■ DESCRIPTION OF THE TASK
Copy the listing below line for line, starting at its first line and ending with the line that has "-65, -70, -75];" in it. Add nothing.

[begin AVAILABLE DATA]

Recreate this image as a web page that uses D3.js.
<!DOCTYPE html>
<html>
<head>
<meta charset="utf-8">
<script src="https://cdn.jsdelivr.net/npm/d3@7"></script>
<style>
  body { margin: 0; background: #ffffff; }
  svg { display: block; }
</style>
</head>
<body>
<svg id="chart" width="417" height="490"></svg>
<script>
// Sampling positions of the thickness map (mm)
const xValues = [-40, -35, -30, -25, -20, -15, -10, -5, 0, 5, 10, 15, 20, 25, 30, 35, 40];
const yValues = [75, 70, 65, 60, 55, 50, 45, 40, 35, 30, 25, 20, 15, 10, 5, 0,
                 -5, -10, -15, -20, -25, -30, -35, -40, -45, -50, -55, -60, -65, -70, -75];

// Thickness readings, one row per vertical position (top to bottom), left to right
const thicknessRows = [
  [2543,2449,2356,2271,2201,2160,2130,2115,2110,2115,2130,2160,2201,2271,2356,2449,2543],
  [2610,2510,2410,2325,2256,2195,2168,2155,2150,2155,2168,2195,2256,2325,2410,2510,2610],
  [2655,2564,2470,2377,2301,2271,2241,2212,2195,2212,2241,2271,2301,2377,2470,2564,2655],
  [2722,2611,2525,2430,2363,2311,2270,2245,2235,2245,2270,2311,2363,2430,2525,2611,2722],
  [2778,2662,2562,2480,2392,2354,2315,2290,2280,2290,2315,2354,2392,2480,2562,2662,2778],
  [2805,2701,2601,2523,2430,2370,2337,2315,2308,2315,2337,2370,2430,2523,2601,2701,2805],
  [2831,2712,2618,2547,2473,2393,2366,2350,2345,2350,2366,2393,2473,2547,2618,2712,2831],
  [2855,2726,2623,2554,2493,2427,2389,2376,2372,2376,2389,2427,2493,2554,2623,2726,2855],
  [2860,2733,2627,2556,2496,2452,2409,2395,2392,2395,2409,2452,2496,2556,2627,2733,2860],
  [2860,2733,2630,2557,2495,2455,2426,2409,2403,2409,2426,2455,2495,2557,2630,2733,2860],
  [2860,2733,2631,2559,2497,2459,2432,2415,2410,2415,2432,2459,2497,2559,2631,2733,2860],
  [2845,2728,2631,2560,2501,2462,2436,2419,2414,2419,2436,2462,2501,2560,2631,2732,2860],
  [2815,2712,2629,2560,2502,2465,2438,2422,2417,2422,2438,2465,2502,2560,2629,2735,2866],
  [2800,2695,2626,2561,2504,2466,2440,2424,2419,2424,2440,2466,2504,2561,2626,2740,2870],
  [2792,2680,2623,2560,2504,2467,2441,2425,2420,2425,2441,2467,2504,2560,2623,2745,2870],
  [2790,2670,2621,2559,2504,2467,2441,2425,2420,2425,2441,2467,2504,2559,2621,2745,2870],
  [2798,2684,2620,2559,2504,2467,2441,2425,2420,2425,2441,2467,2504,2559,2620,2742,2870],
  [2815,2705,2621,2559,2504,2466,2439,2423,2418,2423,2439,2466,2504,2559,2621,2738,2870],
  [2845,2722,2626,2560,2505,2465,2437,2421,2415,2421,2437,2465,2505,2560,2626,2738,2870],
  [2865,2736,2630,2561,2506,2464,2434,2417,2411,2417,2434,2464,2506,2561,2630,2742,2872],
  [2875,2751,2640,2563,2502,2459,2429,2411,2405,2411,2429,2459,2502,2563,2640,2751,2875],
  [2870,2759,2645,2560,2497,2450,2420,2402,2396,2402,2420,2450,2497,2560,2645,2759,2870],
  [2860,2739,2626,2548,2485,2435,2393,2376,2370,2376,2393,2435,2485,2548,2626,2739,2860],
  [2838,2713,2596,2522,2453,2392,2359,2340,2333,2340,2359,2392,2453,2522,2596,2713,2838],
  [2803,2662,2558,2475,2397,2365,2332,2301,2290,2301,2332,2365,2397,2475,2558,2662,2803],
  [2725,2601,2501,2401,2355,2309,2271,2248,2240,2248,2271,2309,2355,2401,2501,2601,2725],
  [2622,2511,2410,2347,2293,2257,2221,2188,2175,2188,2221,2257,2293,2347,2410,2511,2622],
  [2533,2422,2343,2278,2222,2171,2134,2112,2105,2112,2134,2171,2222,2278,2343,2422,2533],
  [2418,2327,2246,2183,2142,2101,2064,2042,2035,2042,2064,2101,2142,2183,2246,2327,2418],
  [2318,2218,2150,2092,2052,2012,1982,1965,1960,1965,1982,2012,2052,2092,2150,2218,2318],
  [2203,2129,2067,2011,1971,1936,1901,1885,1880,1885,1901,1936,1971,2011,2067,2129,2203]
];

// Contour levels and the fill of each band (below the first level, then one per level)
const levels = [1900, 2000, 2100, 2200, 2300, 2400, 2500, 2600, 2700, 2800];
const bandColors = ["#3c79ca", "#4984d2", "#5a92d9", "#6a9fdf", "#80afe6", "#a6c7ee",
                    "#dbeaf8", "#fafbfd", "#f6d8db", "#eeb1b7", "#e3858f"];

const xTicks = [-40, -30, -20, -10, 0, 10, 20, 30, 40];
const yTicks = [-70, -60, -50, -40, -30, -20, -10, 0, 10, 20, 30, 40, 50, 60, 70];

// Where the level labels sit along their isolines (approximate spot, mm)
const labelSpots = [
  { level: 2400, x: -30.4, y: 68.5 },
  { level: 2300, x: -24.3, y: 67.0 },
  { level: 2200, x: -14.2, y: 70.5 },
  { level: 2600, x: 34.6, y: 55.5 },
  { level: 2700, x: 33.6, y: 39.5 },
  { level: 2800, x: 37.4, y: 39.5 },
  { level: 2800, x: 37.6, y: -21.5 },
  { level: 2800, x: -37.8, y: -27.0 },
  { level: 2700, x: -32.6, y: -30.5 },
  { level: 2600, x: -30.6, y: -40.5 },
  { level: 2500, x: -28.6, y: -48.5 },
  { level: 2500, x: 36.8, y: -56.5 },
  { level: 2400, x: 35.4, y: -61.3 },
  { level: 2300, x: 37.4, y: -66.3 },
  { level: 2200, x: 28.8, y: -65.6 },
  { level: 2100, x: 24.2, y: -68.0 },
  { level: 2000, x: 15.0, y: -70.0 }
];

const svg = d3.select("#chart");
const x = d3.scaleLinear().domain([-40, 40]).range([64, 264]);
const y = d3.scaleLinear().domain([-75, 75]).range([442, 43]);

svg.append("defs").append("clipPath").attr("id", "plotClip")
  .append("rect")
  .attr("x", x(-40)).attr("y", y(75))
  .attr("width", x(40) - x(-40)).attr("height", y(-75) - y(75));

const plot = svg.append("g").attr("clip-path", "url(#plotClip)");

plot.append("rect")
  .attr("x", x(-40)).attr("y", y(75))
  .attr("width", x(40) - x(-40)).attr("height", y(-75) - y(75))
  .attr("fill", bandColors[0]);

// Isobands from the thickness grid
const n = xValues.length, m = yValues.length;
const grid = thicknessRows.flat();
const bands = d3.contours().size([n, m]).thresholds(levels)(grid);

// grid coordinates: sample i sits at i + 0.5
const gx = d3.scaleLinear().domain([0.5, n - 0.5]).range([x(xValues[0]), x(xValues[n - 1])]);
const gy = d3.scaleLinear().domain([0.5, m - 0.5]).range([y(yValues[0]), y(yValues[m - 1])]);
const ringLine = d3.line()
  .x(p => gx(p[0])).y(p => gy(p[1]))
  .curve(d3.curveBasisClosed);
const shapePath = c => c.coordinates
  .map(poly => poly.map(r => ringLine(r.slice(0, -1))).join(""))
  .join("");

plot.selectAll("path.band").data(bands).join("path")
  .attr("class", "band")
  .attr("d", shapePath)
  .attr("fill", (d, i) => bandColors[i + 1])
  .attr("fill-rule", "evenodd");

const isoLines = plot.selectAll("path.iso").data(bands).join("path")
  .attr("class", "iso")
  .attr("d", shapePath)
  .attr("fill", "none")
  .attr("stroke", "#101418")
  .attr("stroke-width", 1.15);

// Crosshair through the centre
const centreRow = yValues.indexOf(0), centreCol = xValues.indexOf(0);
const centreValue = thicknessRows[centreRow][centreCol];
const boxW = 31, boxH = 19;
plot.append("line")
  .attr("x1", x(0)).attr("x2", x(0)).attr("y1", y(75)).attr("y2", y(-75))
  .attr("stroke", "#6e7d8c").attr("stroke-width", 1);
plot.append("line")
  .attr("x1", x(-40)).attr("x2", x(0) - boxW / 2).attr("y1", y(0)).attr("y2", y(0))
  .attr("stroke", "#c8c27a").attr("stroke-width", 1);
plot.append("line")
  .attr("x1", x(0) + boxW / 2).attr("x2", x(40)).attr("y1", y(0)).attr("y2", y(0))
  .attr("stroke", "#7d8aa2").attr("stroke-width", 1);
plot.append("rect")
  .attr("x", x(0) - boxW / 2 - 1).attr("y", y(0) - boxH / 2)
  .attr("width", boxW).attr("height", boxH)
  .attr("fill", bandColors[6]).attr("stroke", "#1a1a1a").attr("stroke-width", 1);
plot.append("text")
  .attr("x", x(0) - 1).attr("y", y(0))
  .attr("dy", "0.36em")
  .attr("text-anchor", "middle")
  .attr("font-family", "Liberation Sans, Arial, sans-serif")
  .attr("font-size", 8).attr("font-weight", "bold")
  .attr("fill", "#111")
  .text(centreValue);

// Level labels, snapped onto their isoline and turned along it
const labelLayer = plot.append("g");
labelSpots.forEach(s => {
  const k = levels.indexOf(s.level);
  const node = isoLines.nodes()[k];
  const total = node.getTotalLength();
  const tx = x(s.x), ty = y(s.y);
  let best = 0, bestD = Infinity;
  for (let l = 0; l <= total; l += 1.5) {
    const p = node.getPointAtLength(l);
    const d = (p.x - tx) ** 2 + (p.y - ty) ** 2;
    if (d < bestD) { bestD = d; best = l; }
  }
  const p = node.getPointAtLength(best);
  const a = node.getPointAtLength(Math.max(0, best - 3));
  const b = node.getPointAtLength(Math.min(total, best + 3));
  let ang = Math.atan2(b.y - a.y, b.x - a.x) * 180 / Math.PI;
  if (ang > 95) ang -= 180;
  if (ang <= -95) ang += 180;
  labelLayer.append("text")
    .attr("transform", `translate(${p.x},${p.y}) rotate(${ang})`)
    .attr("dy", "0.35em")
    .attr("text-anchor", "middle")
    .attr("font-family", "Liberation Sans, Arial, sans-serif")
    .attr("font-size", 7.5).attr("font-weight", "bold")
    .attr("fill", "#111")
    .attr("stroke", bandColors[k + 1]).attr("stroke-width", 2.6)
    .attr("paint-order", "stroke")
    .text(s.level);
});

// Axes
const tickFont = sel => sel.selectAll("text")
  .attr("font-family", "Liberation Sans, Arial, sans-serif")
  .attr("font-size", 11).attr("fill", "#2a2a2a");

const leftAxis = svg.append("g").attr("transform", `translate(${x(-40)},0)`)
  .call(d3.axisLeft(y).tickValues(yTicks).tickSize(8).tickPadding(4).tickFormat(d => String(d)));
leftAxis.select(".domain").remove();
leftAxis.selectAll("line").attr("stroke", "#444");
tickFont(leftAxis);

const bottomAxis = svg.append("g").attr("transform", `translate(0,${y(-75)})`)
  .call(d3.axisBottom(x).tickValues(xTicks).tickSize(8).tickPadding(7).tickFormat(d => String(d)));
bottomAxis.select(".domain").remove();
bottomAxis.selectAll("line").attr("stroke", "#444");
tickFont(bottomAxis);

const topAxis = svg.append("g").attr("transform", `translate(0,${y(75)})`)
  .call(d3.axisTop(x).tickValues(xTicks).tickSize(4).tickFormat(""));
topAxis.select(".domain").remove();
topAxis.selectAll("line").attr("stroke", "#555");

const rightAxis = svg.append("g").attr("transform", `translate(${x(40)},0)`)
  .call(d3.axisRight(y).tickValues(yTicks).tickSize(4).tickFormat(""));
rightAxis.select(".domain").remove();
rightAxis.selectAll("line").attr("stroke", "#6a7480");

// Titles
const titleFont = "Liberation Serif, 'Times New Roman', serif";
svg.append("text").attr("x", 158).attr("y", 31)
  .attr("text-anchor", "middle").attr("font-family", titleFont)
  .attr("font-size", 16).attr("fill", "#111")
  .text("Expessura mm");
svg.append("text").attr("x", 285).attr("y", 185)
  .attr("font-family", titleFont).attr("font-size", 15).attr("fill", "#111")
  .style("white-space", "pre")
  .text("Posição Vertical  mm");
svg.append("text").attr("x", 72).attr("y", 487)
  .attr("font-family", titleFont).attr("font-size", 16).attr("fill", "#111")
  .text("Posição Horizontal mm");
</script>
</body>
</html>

[end AVAILABLE DATA]

■ FULL ANSWER
Recreate this image as a web page that uses D3.js.
<!DOCTYPE html>
<html>
<head>
<meta charset="utf-8">
<script src="https://cdn.jsdelivr.net/npm/d3@7"></script>
<style>
  body { margin: 0; background: #ffffff; }
  svg { display: block; }
</style>
</head>
<body>
<svg id="chart" width="417" height="490"></svg>
<script>
// Sampling positions of the thickness map (mm)
const xValues = [-40, -35, -30, -25, -20, -15, -10, -5, 0, 5, 10, 15, 20, 25, 30, 35, 40];
const yValues = [75, 70, 65, 60, 55, 50, 45, 40, 35, 30, 25, 20, 15, 10, 5, 0,
                 -5, -10, -15, -20, -25, -30, -35, -40, -45, -50, -55, -60, -65, -70, -75];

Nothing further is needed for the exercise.